7. If using frozen, store-bought mandu as we have, refer to the boiling time recommended on the instructions. If making dumplings from scratch, boiling time is usually about 5 minutes or until all the dumplings begin to float.
8. Taste and season stock as needed with soup soy sauce and a sprinkle of salt or water.
9. Rinse tteok to remove the excess layer of starch and flour, drain and add them to the pot of stock.
10. Boil until the tteok is cooked through – you’ll know it’s done when the texture is soft, chewy, and delightful.
Incorporating Egg and Scallions:
Traditionally, a formal tteokguk is prepared with julienned egg slivers as a garnish.

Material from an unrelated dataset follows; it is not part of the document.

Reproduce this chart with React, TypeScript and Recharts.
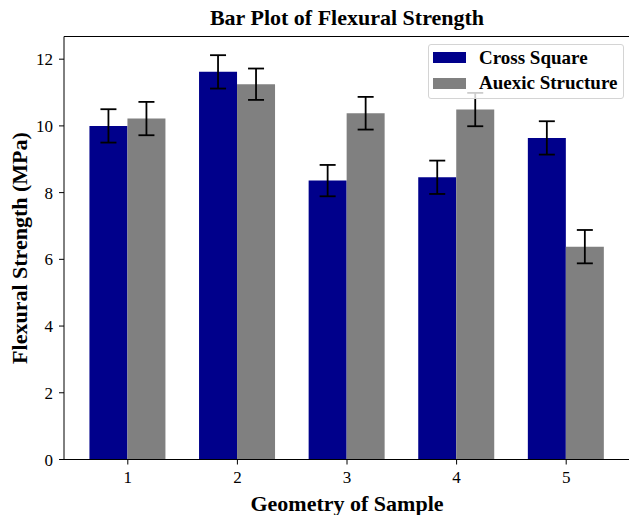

It presents very nicely though we find it lacks flavor and we prefer Grandma’s more humble version – drizzling raw egg into the soup builds a satisfying depth. Peter prefers to stir gently by hand while the egg cooks to build the egg into the broth a bit more.
11. Beat the egg and mix in chopped scallions.
12. Gently pour the egg scallion mixture into the pot of stock, allowing the movement of the boiling water to cook the egg. This will result in just the right texture – gentle floating ribbons and flakes of soft poached egg.
13. When the egg is cooked through, which should be within seconds, the soup is ready to serve.
Serving Your Tteokguk:
To serve, scoop 2 to 3 dumplings into each bowl along with rice cakes. Grandma likes to use scissors to cut thin slices of roasted seaweed into a small bowl to sprinkle fingerfuls into each bowl right before serving. Peter prefers to crush a couple pieces with his hands over each bowl.
Have salt and pepper ready to allow everyone to season to their own unique tastes. Don’t forget to serve with a side of kimchi and please enjoy with our well wishes for a beautiful 2022!